**WHAT YOU ARE ASKED TO DO:** Look for the line containing "Write the matplotlib code for this chart." and the line containing "ha='center', fontsize=10.5)"; retype them and all lines between, exactly, and leave out the pictures.

[Start of DATA FOR THIS EXERCISE]

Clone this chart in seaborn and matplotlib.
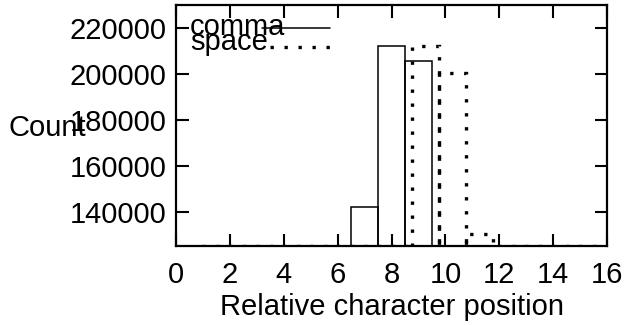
import numpy as np
import matplotlib
matplotlib.use("Agg")
import matplotlib.pyplot as plt
import seaborn as sns

# character positions and counts
positions = [1, 2, 3, 4, 5, 6, 7, 8, 9, 10, 11, 12, 13, 14, 15]
comma = [0, 0, 0, 0, 0, 0, 142000, 212300, 205400, 0, 0, 0, 0, 0, 0]
space = [0, 0, 0, 0, 0, 0, 0, 0, 212300, 200300, 130300, 0, 0, 0, 0]
space_offset = 0.25

x_ticks = [0, 2, 4, 6, 8, 10, 12, 14, 16]
y_ticks = [140000, 160000, 180000, 200000, 220000]
y_min, y_max = 125000, 230000

sns.set_style("ticks")
plt.rcParams["font.family"] = ["Liberation Sans", "DejaVu Sans"]
plt.rcParams.update({"text.color": "black", "axes.labelcolor": "black",
                     "xtick.color": "black", "ytick.color": "black"})
FS = 21

W, H = 628, 325
fig = plt.figure(figsize=(W / 100, H / 100), dpi=100)
ax = fig.add_axes([176 / W, 1 - 246 / H, (607 - 176) / W, (246 - 5) / H])

# values under the y range are drawn on the bottom border (gnuplot style clipping)
comma_h = np.maximum(comma, y_min)
space_h = np.maximum(space, y_min)

sns.histplot(x=positions, weights=comma_h, discrete=True, fill=False,
             element="bars", color="black", linewidth=1.1, ax=ax)
sns.histplot(x=np.array(positions) + space_offset, weights=space_h, discrete=True,
             fill=False, element="bars", color="black", linewidth=2.4,
             linestyle=(0, (1, 3.2)), zorder=3, ax=ax)

ax.set_xlim(0, 16)
ax.set_ylim(y_min, y_max)
ax.set_xticks(x_ticks)
ax.set_yticks(y_ticks)
ax.tick_params(direction="in", length=9, width=1.5, labelsize=FS,
               top=True, right=True)
ax.tick_params(axis="y", pad=7)
ax.tick_params(axis="x", pad=11)
for s in ax.spines.values():
    s.set_linewidth(1.6)
    s.set_color("black")

ax.set_xlabel("Relative character position", fontsize=FS, labelpad=3)
ax.set_ylabel("Count", fontsize=FS, rotation=0, va="center", ha="left")
ax.yaxis.set_label_coords(-168 / 431, 0.49)

# gnuplot-like key in the top left corner
tr = fig.transFigure
fig.text(190 / W, 1 - 35 / H, "comma", fontsize=FS, va="baseline", ha="left")
fig.text(190 / W, 1 - 50 / H, "space", fontsize=FS, va="baseline", ha="left")
fig.add_artist(plt.Line2D([262 / W, 330 / W], [1 - 28 / H, 1 - 28 / H],
                          transform=tr, color="black", linewidth=1.1))
fig.add_artist(plt.Line2D([270 / W, 332 / W], [1 - 46.5 / H, 1 - 46.5 / H],
                          transform=tr, color="black", linewidth=2.4,
                          linestyle=(0, (1, 3.2))))

fig.savefig("out.png", dpi=100)
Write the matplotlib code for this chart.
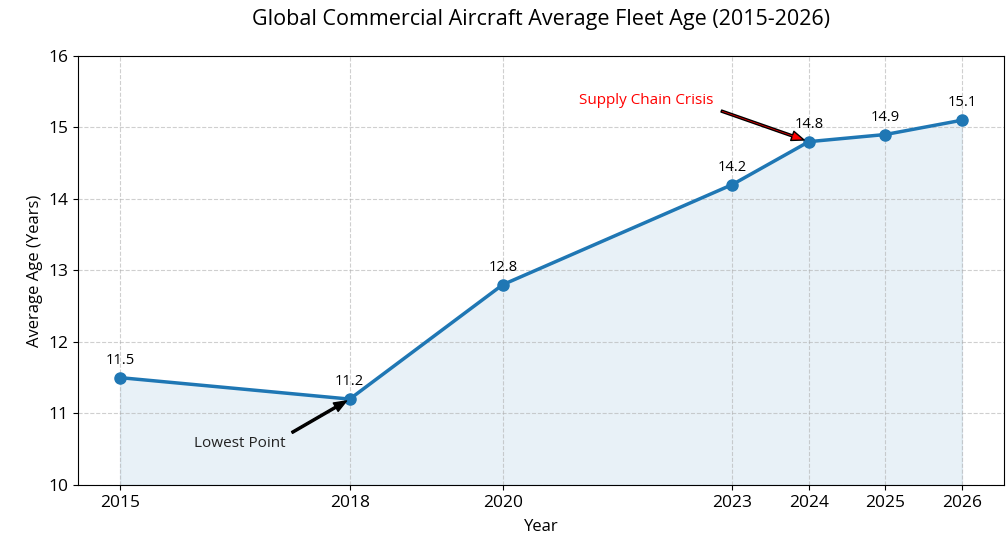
import matplotlib.pyplot as plt

# fleet age data
years = [2015, 2018, 2020, 2023, 2024, 2025, 2026]
avg_age = [11.5, 11.2, 12.8, 14.2, 14.8, 14.9, 15.1]

plt.rcParams['font.family'] = ['Open Sans', 'DejaVu Sans']

fig = plt.figure(figsize=(10.07, 5.37), dpi=100)
ax = fig.add_axes([0.0775, 0.097, 0.9195, 0.799])

ax.plot(years, avg_age, color='#1f77b4', linewidth=2.5, marker='o', markersize=8)
ax.fill_between(years, avg_age, 10, color='#1f77b4', alpha=0.1)

# value labels above each point
for x, y in zip(years, avg_age):
    ax.annotate(f'{y}', (x, y), textcoords='offset points', xytext=(0, 10),
                ha='center', fontsize=10.5)

ax.annotate('Lowest Point', xy=(2018, 11.2), xytext=(2016.57, 10.58),
            fontsize=11, color='#222222', ha='center', va='center',
            arrowprops=dict(facecolor='black', shrink=0.05, width=1.5,
                            headwidth=7, headlength=9))
ax.annotate('Supply Chain Crisis', xy=(2024, 14.8), xytext=(2021.88, 15.37),
            fontsize=11, color='red', ha='center', va='center',
            arrowprops=dict(facecolor='red', shrink=0.05, width=1.5,
                            headwidth=7, headlength=9))

ax.set_title('Global Commercial Aircraft Average Fleet Age (2015-2026)', fontsize=15.5, pad=22)
ax.set_xlabel('Year', fontsize=12, labelpad=6)
ax.set_ylabel('Average Age (Years)', fontsize=12)
ax.set_xticks(years)
ax.set_ylim(10, 16)
ax.tick_params(labelsize=12.5)
ax.grid(True, linestyle='--', alpha=0.6)

fig.savefig('out.png', dpi=100)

[End of DATA FOR THIS EXERCISE]

**WORKED ANSWER:**
Write the matplotlib code for this chart.
import matplotlib.pyplot as plt

# fleet age data
years = [2015, 2018, 2020, 2023, 2024, 2025, 2026]
avg_age = [11.5, 11.2, 12.8, 14.2, 14.8, 14.9, 15.1]

plt.rcParams['font.family'] = ['Open Sans', 'DejaVu Sans']

fig = plt.figure(figsize=(10.07, 5.37), dpi=100)
ax = fig.add_axes([0.0775, 0.097, 0.9195, 0.799])

ax.plot(years, avg_age, color='#1f77b4', linewidth=2.5, marker='o', markersize=8)
ax.fill_between(years, avg_age, 10, color='#1f77b4', alpha=0.1)

# value labels above each point
for x, y in zip(years, avg_age):
    ax.annotate(f'{y}', (x, y), textcoords='offset points', xytext=(0, 10),
                ha='center', fontsize=10.5)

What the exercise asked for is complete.